Whenever a writer needs an image that suggests doomed struggle, incompetent leadership and meaningless slaughter, he reaches for a historical parallel – and the one he always finds is the Great War. Andrew Gimson, in a rather well-written article in today’s Telegraph, pretends to have sympathy with the poor bloody infantry of Labour back-benchers after the recent local elections:
And it is true that there are few predicaments less enviable than crouching at the bottom of a trench with Mr Brown, waiting for him to launch one of his botched attacks.
Even Mr Brown’s courage becomes, in these circumstances, a liability: he leads his troops over the top at the very time when the only sensible thing is to sit tight and devise a new plan of attack.
Any Labour MP who watched Mr Brown’s performance on the Andrew Marr show yesterday morning will have been driven to the conclusion that the only sensible thing to do with this Prime Minister is to shoot him in the back.
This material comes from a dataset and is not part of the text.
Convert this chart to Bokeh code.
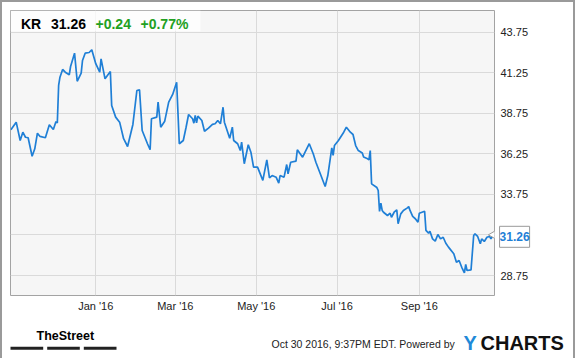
import math
import pandas as pd
from bokeh.plotting import figure
from bokeh.layouts import column
from bokeh.models import (Range1d, FixedTicker, DatetimeTickFormatter, Label,
                          BoxAnnotation, ColumnDataSource)
from bokeh.embed import file_html
from bokeh.resources import INLINE

# ---------------- data ----------------
dates = [
    "2015-10-29", "2015-11-02", "2015-11-05", "2015-11-07", "2015-11-09", "2015-11-11",
    "2015-11-14", "2015-11-16", "2015-11-18", "2015-11-20", "2015-11-24", "2015-11-27",
    "2015-11-30", "2015-12-02", "2015-12-03", "2015-12-04", "2015-12-05", "2015-12-07",
    "2015-12-09", "2015-12-12", "2015-12-13", "2015-12-16", "2015-12-18", "2015-12-21",
    "2015-12-22", "2015-12-24", "2015-12-27", "2015-12-29", "2016-01-01", "2016-01-04",
    "2016-01-05", "2016-01-08", "2016-01-12", "2016-01-13", "2016-01-16", "2016-01-19",
    "2016-01-22", "2016-01-25", "2016-01-29", "2016-02-01", "2016-02-03", "2016-02-05",
    "2016-02-09", "2016-02-11", "2016-02-12", "2016-02-16", "2016-02-17", "2016-02-19",
    "2016-02-22", "2016-02-25", "2016-02-28", "2016-03-02", "2016-03-04", "2016-03-07",
    "2016-03-09", "2016-03-11", "2016-03-14", "2016-03-15", "2016-03-16", "2016-03-17",
    "2016-03-18", "2016-03-21", "2016-03-23", "2016-03-26", "2016-03-29", "2016-03-31",
    "2016-04-02", "2016-04-04", "2016-04-06", "2016-04-07", "2016-04-11", "2016-04-13",
    "2016-04-14", "2016-04-17", "2016-04-19", "2016-04-20", "2016-04-22", "2016-04-25",
    "2016-04-27", "2016-04-29", "2016-05-02", "2016-05-06", "2016-05-09", "2016-05-11",
    "2016-05-13", "2016-05-16", "2016-05-18", "2016-05-19", "2016-05-22", "2016-05-24",
    "2016-05-25", "2016-05-27", "2016-05-31", "2016-06-01", "2016-06-05", "2016-06-10",
    "2016-06-13", "2016-06-15", "2016-06-22", "2016-06-24", "2016-06-27", "2016-06-28",
    "2016-06-29", "2016-07-02", "2016-07-06", "2016-07-08", "2016-07-11", "2016-07-13",
    "2016-07-15", "2016-07-17", "2016-07-20", "2016-07-21", "2016-07-24", "2016-07-25",
    "2016-07-26", "2016-07-27", "2016-07-31", "2016-08-01", "2016-08-02", "2016-08-03",
    "2016-08-04", "2016-08-05", "2016-08-08", "2016-08-10", "2016-08-11", "2016-08-13",
    "2016-08-15", "2016-08-16", "2016-08-18", "2016-08-20", "2016-08-23", "2016-08-24",
    "2016-08-25", "2016-08-27", "2016-08-29", "2016-08-31", "2016-09-01", "2016-09-05",
    "2016-09-06", "2016-09-08", "2016-09-09", "2016-09-11", "2016-09-13", "2016-09-15",
    "2016-09-17", "2016-09-19", "2016-09-21", "2016-09-23", "2016-09-27", "2016-09-29",
    "2016-10-01", "2016-10-03", "2016-10-05", "2016-10-06", "2016-10-07", "2016-10-10",
    "2016-10-12", "2016-10-13", "2016-10-15", "2016-10-17", "2016-10-18", "2016-10-20",
    "2016-10-22", "2016-10-24", "2016-10-25", "2016-10-27",
]
closes = [
    37.73, 38.20, 37.07, 37.58, 37.27, 37.24,
    36.10, 36.56, 37.52, 37.32, 37.24, 38.04,
    37.75, 38.24, 38.15, 40.46, 40.97, 41.45,
    41.28, 41.12, 41.63, 42.45, 40.72, 41.22,
    42.00, 42.45, 42.49, 42.66, 41.80, 41.28,
    42.10, 40.87, 41.32, 39.23, 38.51, 38.20,
    37.18, 36.70, 38.06, 40.15, 40.19, 37.69,
    36.87, 36.50, 38.41, 38.51, 39.43, 37.89,
    38.26, 39.43, 39.91, 40.66, 36.87, 37.07,
    37.84, 38.67, 38.41, 38.14, 38.61, 38.16,
    38.57, 38.30, 37.64, 37.83, 38.06, 38.10,
    38.30, 38.10, 39.12, 38.20, 37.21, 37.89,
    37.07, 36.87, 36.45, 36.97, 35.64, 36.81,
    36.35, 35.43, 35.43, 34.61, 35.88, 34.77,
    34.91, 34.81, 34.44, 34.91, 34.81, 35.59,
    35.02, 35.73, 35.80, 36.50, 36.04, 36.87,
    36.25, 35.73, 34.24, 34.91, 36.62, 36.15,
    36.76, 37.07, 37.58, 37.89, 37.58, 37.44,
    36.76, 36.45, 36.30, 36.05, 35.94, 35.88,
    36.45, 34.40, 34.17, 33.99, 32.70, 33.21,
    32.76, 32.65, 32.45, 32.59, 32.34, 32.65,
    32.80, 31.94, 32.55, 32.76, 32.92, 33.00,
    32.76, 32.39, 32.25, 32.04, 32.59, 32.71,
    31.53, 31.36, 31.48, 31.01, 30.87, 31.28,
    31.01, 31.11, 30.74, 30.50, 30.09, 29.57,
    29.68, 29.26, 28.92, 29.43, 29.06, 29.10,
    31.22, 31.32, 31.16, 30.71, 31.01, 30.85,
    31.11, 31.16, 31.01, 31.26,
]
symbol = "KR"
last_price = "31.26"
change_abs = "+0.24"
change_pct = "+0.77%"
y_ticks = [28.75, 31.25, 33.75, 36.25, 38.75, 41.25, 43.75]
x_tick_dates = ["2016-01-01", "2016-03-01", "2016-05-01", "2016-07-01", "2016-09-01"]
stamp_text = "Oct 30 2016, 9:37PM EDT.  Powered by"
brand_left = "TheStreet"
brand_right = ["Y", "CHARTS"]

# ---------------- styles ----------------
BLUE = "#1f7fd6"
GREEN = "#22a022"
FONT = "Liberation Sans"
BORDER = 2
W = 575 - 2 * BORDER
H_MAIN, H_FOOT = 316, 40
DY = -6  # vertical correction for canvas-anchored labels

x = pd.to_datetime(dates)
src = ColumnDataSource(dict(x=x, y=closes))

p = figure(width=W, height=H_MAIN, x_axis_type="datetime", y_axis_location="right",
           output_backend="svg", toolbar_location=None, title=None,
           x_range=Range1d(pd.Timestamp("2015-10-28 16:48"), pd.Timestamp("2016-10-27 16:48")),
           y_range=Range1d(27.52, 45.08),
           min_border_left=8, min_border_right=79, min_border_top=8,
           min_border_bottom=23)

p.background_fill_color = "#f6f6f6"
p.border_fill_color = "white"
p.outline_line_color = "#a3a3a3"
p.outline_line_width = 1

p.xaxis.ticker = FixedTicker(ticks=[t.value / 1e6 for t in pd.to_datetime(x_tick_dates)])
fmt = "%b '%y"
p.xaxis.formatter = DatetimeTickFormatter(
    microseconds=fmt, milliseconds=fmt, seconds=fmt, minsec=fmt, minutes=fmt,
    hourmin=fmt, hours=fmt, days=fmt, months=fmt, years=fmt)
p.yaxis.ticker = FixedTicker(ticks=y_ticks)

for ax in (p.xaxis[0], p.yaxis[0]):
    ax.axis_line_color = None
    ax.major_tick_line_color = None
    ax.minor_tick_line_color = None
    ax.major_tick_out = 0
    ax.major_tick_in = 0
    ax.minor_tick_out = 0
    ax.major_label_text_font = FONT
    ax.major_label_text_font_size = "11px"
    ax.major_label_text_color = "#222222"
p.xaxis.major_label_standoff = 4
p.yaxis.major_label_standoff = 6

p.xgrid.grid_line_color = "#dadada"
p.ygrid.grid_line_color = "#dadada"

p.line("x", "y", source=src, line_color=BLUE, line_width=1.7)

# header box + quote text (canvas units, y measured from top of this canvas)
p.add_layout(BoxAnnotation(left=8, right=198, top=8, bottom=29,
                           left_units="canvas", right_units="canvas",
                           top_units="canvas", bottom_units="canvas",
                           fill_color="white", fill_alpha=0.75, line_color=None))

def canvas_label(fig, xp, yp, text, size, color, bold=False, font=FONT):
    fig.add_layout(Label(x=xp, y=yp + DY, x_units="canvas", y_units="canvas", text=text,
                         text_font=font, text_font_size=size, text_color=color,
                         text_font_style="bold" if bold else "normal",
                         text_align="left", text_baseline="alphabetic"))

canvas_label(p, 18.5, 27, symbol, "14px", "black", bold=True)
canvas_label(p, 48.5, 27, last_price, "14px", "black", bold=True)
canvas_label(p, 93, 27, change_abs, "14px", GREEN, bold=True)
canvas_label(p, 138, 27, change_pct, "14px", GREEN, bold=True)

# notch + last value box
p.scatter(x=[x[-1]], y=[closes[-1]], marker="triangle", angle=math.pi / 2, size=9,
          fill_color="white", line_color="#999999", line_width=1)
p.add_layout(Label(x=x[-1], y=closes[-1], text=last_price, x_offset=6, y_offset=-2,
                   text_font=FONT, text_font_size="12px", text_font_style="bold",
                   text_color=BLUE, text_baseline="middle", text_align="left",
                   background_fill_color="white", border_line_color="#999999",
                   padding=(0, 6)), "right")

# ---------------- footer ----------------
f = figure(width=W, height=H_FOOT, x_axis_type=None, y_axis_type=None,
           output_backend="svg", toolbar_location=None, title=None,
           x_range=Range1d(0, W), y_range=Range1d(H_FOOT, 0),
           min_border_left=0, min_border_right=0, min_border_top=0, min_border_bottom=0)
for fig in (p, f):
    try:
        fig.frame_align = False
    except Exception:
        pass
f.outline_line_color = None
f.background_fill_color = "white"
f.border_fill_color = "white"

canvas_label(f, 34, 23.3, brand_left, "12.5px", "black", bold=True)
f.quad(left=[8, 44.7, 81.3], right=[40.7, 77.3, 114], top=[28.3] * 3, bottom=[31.3] * 3,
       fill_color="#222222", line_color=None)
canvas_label(f, 269, 31.3, stamp_text, "10.5px", "#222222")
canvas_label(f, 461, 30.3, brand_right[0], "20px", "#1f8ad8", bold=True)
canvas_label(f, 478, 30.3, brand_right[1], "20px", "#111111", bold=True)

edge = f"{BORDER}px solid #9a9a9a"
layout = column(p, f, spacing=0,
                styles={"border-left": edge, "border-top": edge, "border-right": edge})

open("out.html", "w").write(file_html(layout, INLINE))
For if Labour’s situation looked bad before Mr Brown mounted this operation, it looked a lot worse afterwards.
There was a pitiful absence of any element of surprise: Mr Brown launched his offensive long after dawn and everyone could see him stumbling, revolver in hand, towards the enemy lines. He was a sitting duck.
This is vivid and enjoyable writing, but the historical parallel has just a couple of flaws:
- Whatever the morale of the British Army during the Great War, and it obviously varied according to the situation, the morale of the other combatant armies was usually worse. The British Army was the only major force never to undergo large-scale mutinies.
- The British Army actually became rather good at developing new tactics to cope with the conditions of trench warfare.
- Mr Gimson wants to present Brown as a hopeless donkey – but is he a General plotting incompetent strategy or a front-line officer having to carry out a hopeless raid? He can’t be both, surely.
- In the end, it was largely the actions of the British army that won the war for the Allies during the last hundred days of fighting in 1918.
What Mr Gimson refers us to is the Blackadder version of the War, a cultural myth so powerful that mere historical analysis stands no chance against it. It is a myth that encapsulates modern feelings about War, about class, and about the folly of leaders. There is a lot to be said for the values that the myth encapsulates.
The myth is now such accepted wisdom that there is probably little use pointing out that Oh What a Lovely War is mostly inaccurate, or that Pat Barker’s novels tend to be a bit on the fanciful side. People believe what they need to believe, and they’ll go on believing it, usually.
Yet anyone who really delves into the period discovers that the facts are stranger and more complicated than themyth. And discovering about them is fun.